### TO DO
Copy whichever lines contain the string "this".

### ITEMS
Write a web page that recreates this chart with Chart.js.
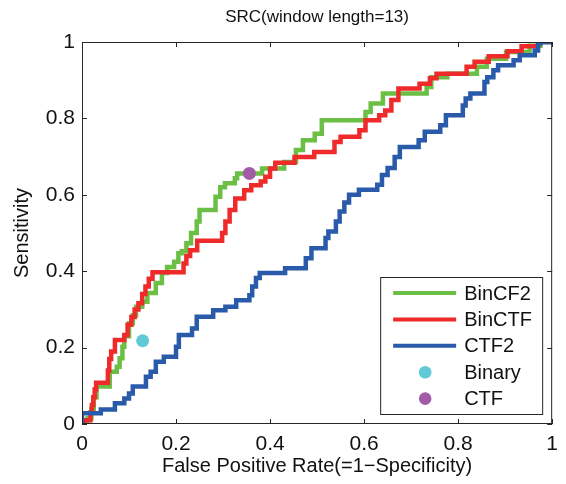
<!DOCTYPE html>
<html>
<head>
<meta charset="utf-8">
<title>SRC ROC</title>
<script src="https://cdn.jsdelivr.net/npm/chart.js@4.4.0/dist/chart.umd.min.js"></script>
<style>
  html, body { margin: 0; padding: 0; background: #fff; }
</style>
</head>
<body>
<canvas id="roc" width="566" height="484"></canvas>
<script>
// ROC curves: each point starts a flat run (horizontal first, then the jump)
const binCF2Fpr = [0, 0.012, 0.02, 0.025, 0.031, 0.059, 0.074, 0.08, 0.086, 0.09, 0.1, 0.108, 0.115, 0.128, 0.139, 0.157, 0.17, 0.181, 0.196, 0.205, 0.212, 0.222, 0.232, 0.244, 0.25, 0.284, 0.294, 0.304, 0.325, 0.33, 0.383, 0.43, 0.455, 0.47, 0.495, 0.51, 0.603, 0.614, 0.64, 0.733, 0.743, 0.777, 0.84, 0.861, 0.902, 0.952, 0.975, 1];
const binCF2Tpr = [0, 0.015, 0.04, 0.07, 0.098, 0.137, 0.15, 0.172, 0.202, 0.23, 0.264, 0.285, 0.307, 0.32, 0.343, 0.369, 0.395, 0.411, 0.425, 0.447, 0.452, 0.473, 0.5, 0.53, 0.56, 0.595, 0.62, 0.63, 0.643, 0.656, 0.669, 0.686, 0.717, 0.743, 0.76, 0.795, 0.817, 0.839, 0.865, 0.882, 0.908, 0.917, 0.935, 0.956, 0.974, 0.99, 1, 1];

const binCTFFpr = [0, 0.005, 0.018, 0.021, 0.024, 0.027, 0.03, 0.055, 0.058, 0.062, 0.07, 0.09, 0.097, 0.105, 0.112, 0.12, 0.128, 0.135, 0.142, 0.15, 0.216, 0.222, 0.23, 0.245, 0.298, 0.305, 0.314, 0.326, 0.345, 0.36, 0.38, 0.39, 0.4, 0.411, 0.452, 0.494, 0.537, 0.55, 0.59, 0.603, 0.632, 0.645, 0.658, 0.673, 0.718, 0.74, 0.754, 0.818, 0.835, 0.865, 0.905, 0.935, 0.97, 1];
const binCTFTpr = [0, 0.01, 0.03, 0.05, 0.07, 0.09, 0.108, 0.14, 0.17, 0.19, 0.22, 0.233, 0.26, 0.28, 0.3, 0.316, 0.34, 0.36, 0.38, 0.397, 0.42, 0.44, 0.455, 0.48, 0.5, 0.53, 0.56, 0.59, 0.612, 0.625, 0.635, 0.647, 0.669, 0.684, 0.699, 0.712, 0.738, 0.752, 0.769, 0.795, 0.808, 0.821, 0.848, 0.878, 0.891, 0.905, 0.917, 0.935, 0.948, 0.963, 0.976, 0.989, 1, 1];

const ctf2Fpr = [0, 0, 0.04, 0.07, 0.09, 0.1, 0.108, 0.136, 0.146, 0.157, 0.174, 0.2, 0.206, 0.234, 0.244, 0.279, 0.305, 0.328, 0.356, 0.362, 0.37, 0.378, 0.432, 0.476, 0.488, 0.518, 0.524, 0.54, 0.548, 0.558, 0.568, 0.589, 0.628, 0.638, 0.65, 0.665, 0.676, 0.716, 0.729, 0.762, 0.774, 0.81, 0.816, 0.826, 0.856, 0.862, 0.875, 0.885, 0.918, 0.931, 0.963, 0.97, 0.975, 1];
const ctf2Tpr = [0, 0.028, 0.038, 0.054, 0.067, 0.08, 0.098, 0.124, 0.137, 0.163, 0.176, 0.202, 0.233, 0.25, 0.281, 0.298, 0.307, 0.324, 0.337, 0.36, 0.382, 0.395, 0.408, 0.434, 0.46, 0.487, 0.504, 0.53, 0.556, 0.58, 0.6, 0.613, 0.626, 0.652, 0.67, 0.699, 0.725, 0.743, 0.765, 0.782, 0.808, 0.834, 0.852, 0.865, 0.895, 0.908, 0.926, 0.939, 0.952, 0.965, 0.978, 0.996, 1, 1];

// single operating points
const binaryPoint = [0.129, 0.218];
const ctfPoint = [0.356, 0.656];

const xTicks = [0, 0.2, 0.4, 0.6, 0.8, 1];
const xTickLabels = ["0", "0.2", "0.4", "0.6", "0.8", "1"];
const yTicks = [0, 0.2, 0.4, 0.6, 0.8, 1];
const yTickLabels = ["0", "0.2", "0.4", "0.6", "0.8", "1"];

const FONT = "'Liberation Sans', Arial, Helvetica, sans-serif";

function pts(xs, ys) {
  return xs.map((x, i) => ({ x: x, y: ys[i] }));
}

// MATLAB style box: frame, inward ticks, title and legend inside the axes
const matlabBox = {
  id: "matlabBox",
  afterDatasetsDraw(chart) {
    const ctx = chart.ctx;
    const a = chart.chartArea;
    const xs = chart.scales.x, ys = chart.scales.y;
    ctx.save();
    ctx.strokeStyle = "#262626";
    ctx.lineWidth = 1;
    ctx.strokeRect(a.left + 0.5, a.top + 0.5, a.right - a.left - 1, a.bottom - a.top - 1);
    ctx.beginPath();
    xTicks.forEach(v => {
      const p = Math.round(xs.getPixelForValue(v)) + 0.5;
      ctx.moveTo(p, a.bottom); ctx.lineTo(p, a.bottom - 5);
      ctx.moveTo(p, a.top); ctx.lineTo(p, a.top + 5);
    });
    yTicks.forEach(v => {
      const p = Math.round(ys.getPixelForValue(v)) + 0.5;
      ctx.moveTo(a.left, p); ctx.lineTo(a.left + 5, p);
      ctx.moveTo(a.right, p); ctx.lineTo(a.right - 5, p);
    });
    ctx.stroke();

    // legend
    const w = 162, h = 137;
    const L = a.right - 10 - w, T = a.bottom - 10 - h;
    ctx.fillStyle = "#fff";
    ctx.fillRect(L, T, w, h);
    ctx.strokeStyle = "#262626";
    ctx.strokeRect(L + 0.5, T + 0.5, w, h);
    ctx.font = "20px " + FONT;
    ctx.textBaseline = "middle";
    ctx.textAlign = "left";
    chart.data.datasets.forEach((ds, i) => {
      const y = T + 16 + i * 26.4;
      if (ds.showLine) {
        ctx.strokeStyle = ds.borderColor;
        ctx.lineWidth = 4;
        ctx.beginPath();
        ctx.moveTo(L + 13, y); ctx.lineTo(L + 76, y);
        ctx.stroke();
      } else {
        ctx.fillStyle = ds.backgroundColor;
        ctx.beginPath();
        ctx.arc(L + 45, y, 6.3, 0, Math.PI * 2);
        ctx.fill();
      }
      ctx.fillStyle = "#111";
      ctx.fillText(ds.label, L + 84, y + 1);
    });

    // title centred over the axes
    ctx.fillStyle = "#111";
    ctx.font = "17px " + FONT;
    ctx.textAlign = "center";
    ctx.fillText("SRC(window length=13)", (a.left + a.right) / 2, 17);
    ctx.restore();
  }
};

const ctx = document.getElementById("roc").getContext("2d");
const chart = new Chart(ctx, {
  type: "scatter",
  data: {
    datasets: [
      {
        label: "BinCF2",
        data: pts(binCF2Fpr, binCF2Tpr),
        showLine: true,
        stepped: "before",
        borderColor: "#6cbf45",
        backgroundColor: "#6cbf45",
        borderWidth: 4.5,
        pointRadius: 0,
        order: 3,
      },
      {
        label: "BinCTF",
        data: pts(binCTFFpr, binCTFTpr),
        showLine: true,
        stepped: "before",
        borderColor: "#ee2a2a",
        backgroundColor: "#ee2a2a",
        borderWidth: 4.5,
        pointRadius: 0,
        order: 2,
      },
      {
        label: "CTF2",
        data: pts(ctf2Fpr, ctf2Tpr),
        showLine: true,
        stepped: "before",
        borderColor: "#2a5aaa",
        backgroundColor: "#2a5aaa",
        borderWidth: 4.5,
        pointRadius: 0,
        order: 1,
      },
      {
        label: "Binary",
        data: [{ x: binaryPoint[0], y: binaryPoint[1] }],
        showLine: false,
        backgroundColor: "#62c9d8",
        borderWidth: 0,
        pointRadius: 6.5,
        order: 0,
      },
      {
        label: "CTF",
        data: [{ x: ctfPoint[0], y: ctfPoint[1] }],
        showLine: false,
        backgroundColor: "#a35ba8",
        borderWidth: 0,
        pointRadius: 6.5,
        order: 0,
      },
    ],
  },
  options: {
    responsive: false,
    animation: false,
    devicePixelRatio: 1,
    layout: { padding: { top: 42, right: 6, left: 0, bottom: 0 } },
    plugins: {
      legend: { display: false },
      title: { display: false },
      tooltip: { enabled: false },
    },
    scales: {
      x: {
        type: "linear",
        min: 0,
        max: 1,
        afterBuildTicks: s => { s.ticks = xTicks.map(v => ({ value: v })); },
        afterFit: s => { s.height = 60; },
        ticks: {
          callback: (v, i) => xTickLabels[i],
          font: { family: FONT, size: 21 },
          color: "#111",
          padding: 8,
          maxRotation: 0,
        },
        grid: { display: false, drawTicks: false },
        border: { display: false },
        title: {
          display: true,
          text: "False Positive Rate(=1\u2212Specificity)",
          font: { family: FONT, size: 20 },
          color: "#111",
          padding: { top: 0, bottom: 6 },
        },
      },
      y: {
        type: "linear",
        min: 0,
        max: 1,
        afterBuildTicks: s => { s.ticks = yTicks.map(v => ({ value: v })); },
        afterFit: s => { s.width = 82; },
        ticks: {
          callback: (v, i) => yTickLabels[i],
          font: { family: FONT, size: 21 },
          color: "#111",
          padding: 7,
        },
        grid: { display: false, drawTicks: false },
        border: { display: false },
        title: {
          display: true,
          text: "Sensitivity",
          font: { family: FONT, size: 20 },
          color: "#111",
          padding: { top: 10, bottom: 0 },
        },
      },
    },
  },
  plugins: [matlabBox],
});
</script>
</body>
</html>
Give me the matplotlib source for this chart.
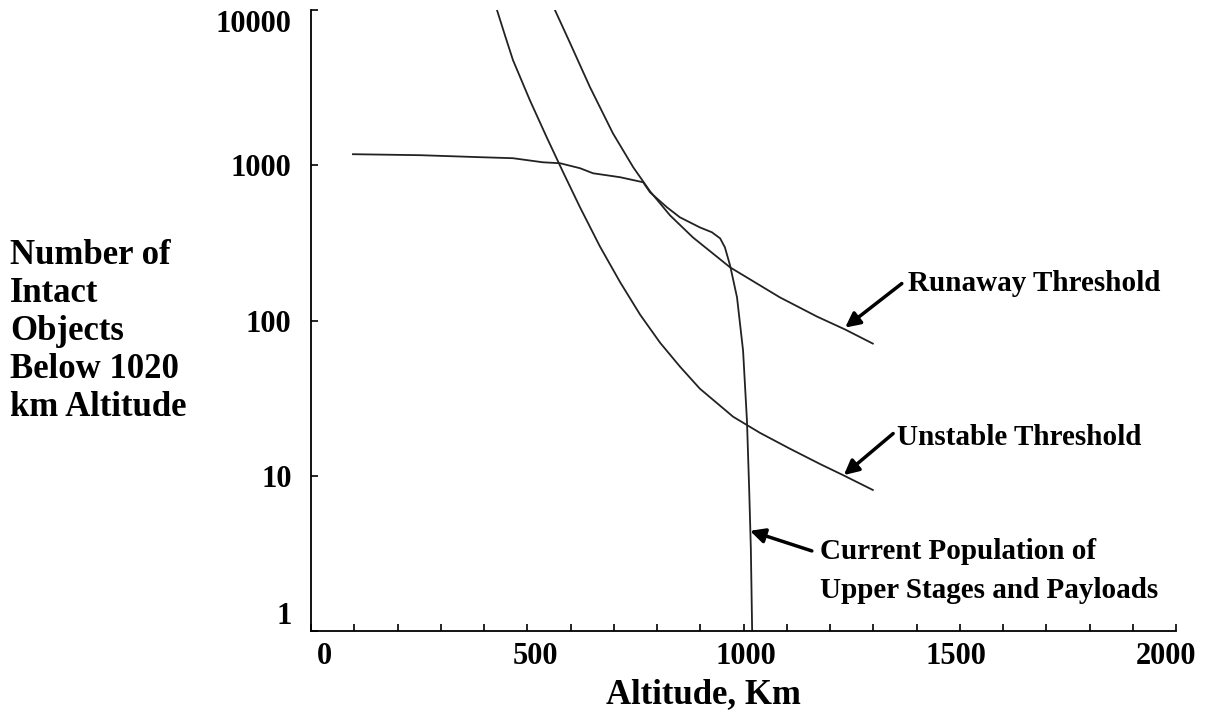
"""
Intact objects below 1020 km vs altitude, with runaway/unstable thresholds
"""

import matplotlib
matplotlib.use("Agg")
import matplotlib.pyplot as plt
from matplotlib.ticker import FixedLocator, MultipleLocator, NullFormatter

# current population of upper stages and payloads (km, count)
pop_alt = [97, 252, 391, 467, 536, 576, 622, 652, 715, 768, 784, 823, 853,
           899, 927, 946, 957, 969, 985, 999, 1008, 1013, 1017, 1020]
pop_num = [1178, 1161, 1127, 1110, 1045, 1030, 957, 888, 837, 777, 669, 536,
           462, 398, 370, 338, 296, 226, 141, 64, 22.6, 8.4, 3.4, 1.0]

# unstable threshold
uns_alt = [430, 449, 467, 506, 546, 583, 622, 668, 715, 761, 807, 853, 899,
           976, 1038, 1108, 1177, 1230, 1299]
uns_num = [10000, 6795, 4755, 2626, 1493, 901, 536, 300, 176, 109, 72, 50.5,
           36.4, 24.0, 18.9, 14.9, 11.9, 10.1, 8.1]

# runaway threshold
run_alt = [564, 599, 645, 698, 745, 784, 830, 883, 969, 1084, 1170, 1235, 1299]
run_num = [10000, 6124, 3186, 1607, 971, 679, 476, 343, 220, 141, 106, 87.5, 71]

x_ticks = [0, 500, 1000, 1500, 2000]
x_tick_labels = ["0", "500", "1000", "1500", "2000"]
x_label_shift = [10, 6, 2, -3, -7]   # points, labels sit slightly off the ticks
y_ticks = [1, 10, 100, 1000, 10000]
y_tick_labels = ["1", "10", "100", "1000", "10000"]

plt.rcParams["font.family"] = ["Liberation Serif", "DejaVu Serif"]
plt.rcParams["font.weight"] = "bold"

fig = plt.figure(figsize=(12.06, 7.15), dpi=100)
ax = fig.add_axes([311 / 1206, 1 - 631 / 715, 865 / 1206, 621 / 715])

line_kw = dict(color="#222222", lw=1.3)
ax.plot(pop_alt, pop_num, **line_kw)
ax.plot(uns_alt, uns_num, **line_kw)
ax.plot(run_alt, run_num, **line_kw)

ax.set_yscale("log")
ax.set_xlim(0, 2000)
ax.set_ylim(1, 10000)

ax.xaxis.set_major_locator(FixedLocator(x_ticks))
ax.xaxis.set_minor_locator(MultipleLocator(100))
ax.xaxis.set_major_formatter(NullFormatter())
ax.yaxis.set_major_locator(FixedLocator(y_ticks))
ax.yaxis.set_minor_locator(FixedLocator([]))
ax.set_yticklabels(y_tick_labels)

ax.tick_params(axis="both", which="both", direction="in", length=5,
               width=1.2, labelsize=22)
ax.tick_params(axis="y", pad=14)
for lab in ax.get_yticklabels():
    lab.set_fontweight("bold")
ylabs = ax.get_yticklabels()
ylabs[0].set_va("bottom")
ylabs[-1].set_va("top")

# x tick labels drawn by hand so they can sit a little off the ticks
for xv, lab, dx in zip(x_ticks, x_tick_labels, x_label_shift):
    ax.annotate(lab, xy=(xv, 0), xycoords=("data", "axes fraction"),
                xytext=(dx, -18), textcoords="offset points",
                ha="center", va="center", fontsize=22, fontweight="bold")

ax.spines["top"].set_visible(False)
ax.spines["right"].set_visible(False)
ax.spines["left"].set_linewidth(1.3)
ax.spines["bottom"].set_linewidth(1.3)

txt_kw = dict(fontsize=21, fontweight="bold", ha="left", va="center")
arr_kw = dict(arrowstyle="-|>", color="black", lw=2.5, mutation_scale=22,
              shrinkA=0, shrinkB=0)

ax.text(1380, 173, "Runaway Threshold", **txt_kw)
ax.annotate("", xy=(1235, 90), xytext=(1366, 173), arrowprops=arr_kw)

ax.text(1355, 17.6, "Unstable Threshold", **txt_kw)
ax.annotate("", xy=(1232, 10.1), xytext=(1346, 18.7), arrowprops=arr_kw)

ax.text(1177, 2.44, "Current Population of\nUpper Stages and Payloads",
        linespacing=1.55, **txt_kw)
ax.annotate("", xy=(1015, 4.42), xytext=(1158, 3.28), arrowprops=arr_kw)

fig.text(703 / 1206, 1 - 695 / 715, "Altitude, Km", fontsize=25,
         fontweight="bold", ha="center", va="center")
fig.text(10 / 1206, 1 - 331 / 715,
         "Number of\nIntact\nObjects\nBelow 1020\nkm Altitude",
         fontsize=25, fontweight="bold", ha="left", va="center",
         linespacing=1.2)

fig.savefig("out.png", dpi=100)
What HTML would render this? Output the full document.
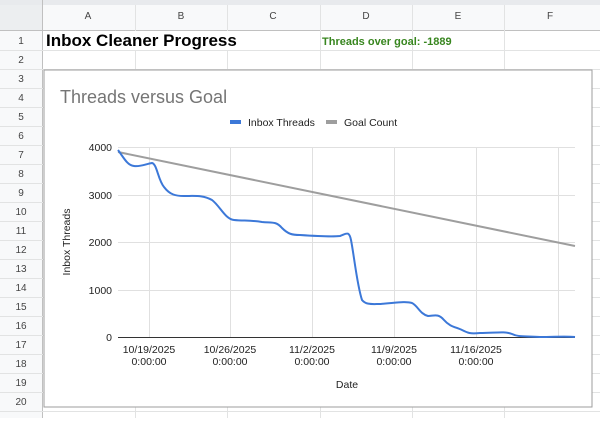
<!DOCTYPE html>
<html><head><style>
body{margin:0;width:600px;height:418px;overflow:hidden;background:#fff;font-family:"Liberation Sans",Arial,sans-serif;}
</style></head><body>
<svg width="600" height="418" xmlns="http://www.w3.org/2000/svg" font-family="Liberation Sans, Arial, sans-serif">
<rect x="0" y="0" width="600" height="418" fill="#fff"/>
<rect x="0" y="0" width="600" height="30" fill="#f8f9fa"/>
<rect x="0" y="0" width="42" height="418" fill="#f8f9fa"/>
<rect x="0" y="0" width="42" height="30" fill="#eceef0"/>
<rect x="0" y="0" width="600" height="5" fill="#e8eaed"/>
<g stroke="#e2e3e3" stroke-width="1">
<line x1="0" y1="30.5" x2="600" y2="30.5" stroke="#c0c0c0"/>
<line x1="42.5" y1="0" x2="42.5" y2="418" stroke="#c0c0c0"/>
<line x1="135.5" y1="5" x2="135.5" y2="418"/>
<line x1="227.5" y1="5" x2="227.5" y2="418"/>
<line x1="320.5" y1="5" x2="320.5" y2="418"/>
<line x1="412.5" y1="5" x2="412.5" y2="418"/>
<line x1="504.5" y1="5" x2="504.5" y2="418"/>
<line x1="0" y1="50.5" x2="600" y2="50.5"/>
<line x1="0" y1="69.5" x2="600" y2="69.5"/>
<line x1="0" y1="88.5" x2="600" y2="88.5"/>
<line x1="0" y1="107.5" x2="600" y2="107.5"/>
<line x1="0" y1="126.5" x2="600" y2="126.5"/>
<line x1="0" y1="145.5" x2="600" y2="145.5"/>
<line x1="0" y1="164.5" x2="600" y2="164.5"/>
<line x1="0" y1="183.5" x2="600" y2="183.5"/>
<line x1="0" y1="202.5" x2="600" y2="202.5"/>
<line x1="0" y1="221.5" x2="600" y2="221.5"/>
<line x1="0" y1="240.5" x2="600" y2="240.5"/>
<line x1="0" y1="259.5" x2="600" y2="259.5"/>
<line x1="0" y1="278.5" x2="600" y2="278.5"/>
<line x1="0" y1="297.5" x2="600" y2="297.5"/>
<line x1="0" y1="316.5" x2="600" y2="316.5"/>
<line x1="0" y1="335.5" x2="600" y2="335.5"/>
<line x1="0" y1="354.5" x2="600" y2="354.5"/>
<line x1="0" y1="373.5" x2="600" y2="373.5"/>
<line x1="0" y1="392.5" x2="600" y2="392.5"/>
<line x1="0" y1="411.5" x2="600" y2="411.5"/>
</g>
<g font-size="10" fill="#444" text-anchor="middle">
<text x="88" y="19">A</text><text x="181" y="19">B</text><text x="273" y="19">C</text><text x="366" y="19">D</text><text x="458" y="19">E</text><text x="550" y="19">F</text>
<text x="21" y="44">1</text><text x="21" y="63">2</text><text x="21" y="82">3</text><text x="21" y="101">4</text><text x="21" y="120">5</text><text x="21" y="139">6</text><text x="21" y="158">7</text><text x="21" y="177">8</text><text x="21" y="196">9</text><text x="21" y="215">10</text><text x="21" y="234">11</text><text x="21" y="253">12</text><text x="21" y="272">13</text><text x="21" y="291">14</text><text x="21" y="310">15</text><text x="21" y="329">16</text><text x="21" y="348">17</text><text x="21" y="367">18</text><text x="21" y="386">19</text><text x="21" y="405">20</text>
</g>
<rect x="43" y="31" width="277" height="19" fill="#fff"/>
<text x="46" y="46" font-size="17" font-weight="bold" fill="#000">Inbox Cleaner Progress</text>
<text x="322" y="45" font-size="11" font-weight="bold" fill="#38861f">Threads over goal: -1889</text>
<rect x="44" y="70" width="548" height="337" fill="#fff" stroke="#9e9e9e" stroke-width="1"/>
<text x="60" y="103" font-size="18" fill="#757575">Threads versus Goal</text>
<rect x="230" y="120" width="11" height="4" fill="#3c78d8"/>
<text x="248" y="126" font-size="10.5" fill="#222">Inbox Threads</text>
<rect x="326" y="120" width="11" height="4" fill="#9e9e9e"/>
<text x="344" y="126" font-size="10.5" fill="#222">Goal Count</text>
<g stroke="#e0e0e0" stroke-width="1">
<line x1="118" y1="147.5" x2="575" y2="147.5"/>
<line x1="118" y1="195.5" x2="575" y2="195.5"/>
<line x1="118" y1="242.5" x2="575" y2="242.5"/>
<line x1="118" y1="290.5" x2="575" y2="290.5"/>
<line x1="149.5" y1="147" x2="149.5" y2="337"/>
<line x1="230.5" y1="147" x2="230.5" y2="337"/>
<line x1="312.5" y1="147" x2="312.5" y2="337"/>
<line x1="394.5" y1="147" x2="394.5" y2="337"/>
<line x1="476.5" y1="147" x2="476.5" y2="337"/>
<line x1="558.5" y1="147" x2="558.5" y2="337"/>
</g>
<line x1="118" y1="337.5" x2="575" y2="337.5" stroke="#333" stroke-width="1"/>
<g font-size="10.5" fill="#222" text-anchor="end">
<text x="112" y="151">4000</text><text x="112" y="199">3000</text><text x="112" y="246">2000</text><text x="112" y="294">1000</text><text x="112" y="341">0</text>
</g>
<g font-size="10.5" fill="#222" text-anchor="middle">
<text x="149" y="353">10/19/2025</text><text x="149" y="365">0:00:00</text>
<text x="230" y="353">10/26/2025</text><text x="230" y="365">0:00:00</text>
<text x="312" y="353">11/2/2025</text><text x="312" y="365">0:00:00</text>
<text x="394" y="353">11/9/2025</text><text x="394" y="365">0:00:00</text>
<text x="476" y="353">11/16/2025</text><text x="476" y="365">0:00:00</text>
<text x="347" y="388">Date</text>
<text transform="translate(70,242) rotate(-90)">Inbox Threads</text>
</g>
<line x1="118" y1="152" x2="575" y2="246" stroke="#9e9e9e" stroke-width="2"/>
<path d="M118,150 C124,158 127,165 134,166 C140,167 146,164 152,163 C157,164 158,180 164,187 C170,195 176,196 184,196 C196,196 203,195 212,200 C220,206 225,219 234,220 C244,221 250,220 262,222 C272,223 276,221 282,228 C288,234 292,235 300,235 C315,236 330,237 340,236 C346,234 349,230 351,240 C354,255 357,285 362,300 C366,305 372,304 380,304 C395,303 405,301 412,303 C418,306 420,314 428,316 C434,316 438,313 444,320 C450,327 456,327 462,330 C468,333 470,334 480,333 C495,333 505,331 512,334 C518,337 524,336 540,337 C555,337 565,336 575,337" fill="none" stroke="#3c78d8" stroke-width="2"/>
</svg>
</body></html>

### FULL ANSWER
Write a web page that recreates this chart with Chart.js.
Give me the matplotlib source for this chart.
What HTML would render this? Output the full document.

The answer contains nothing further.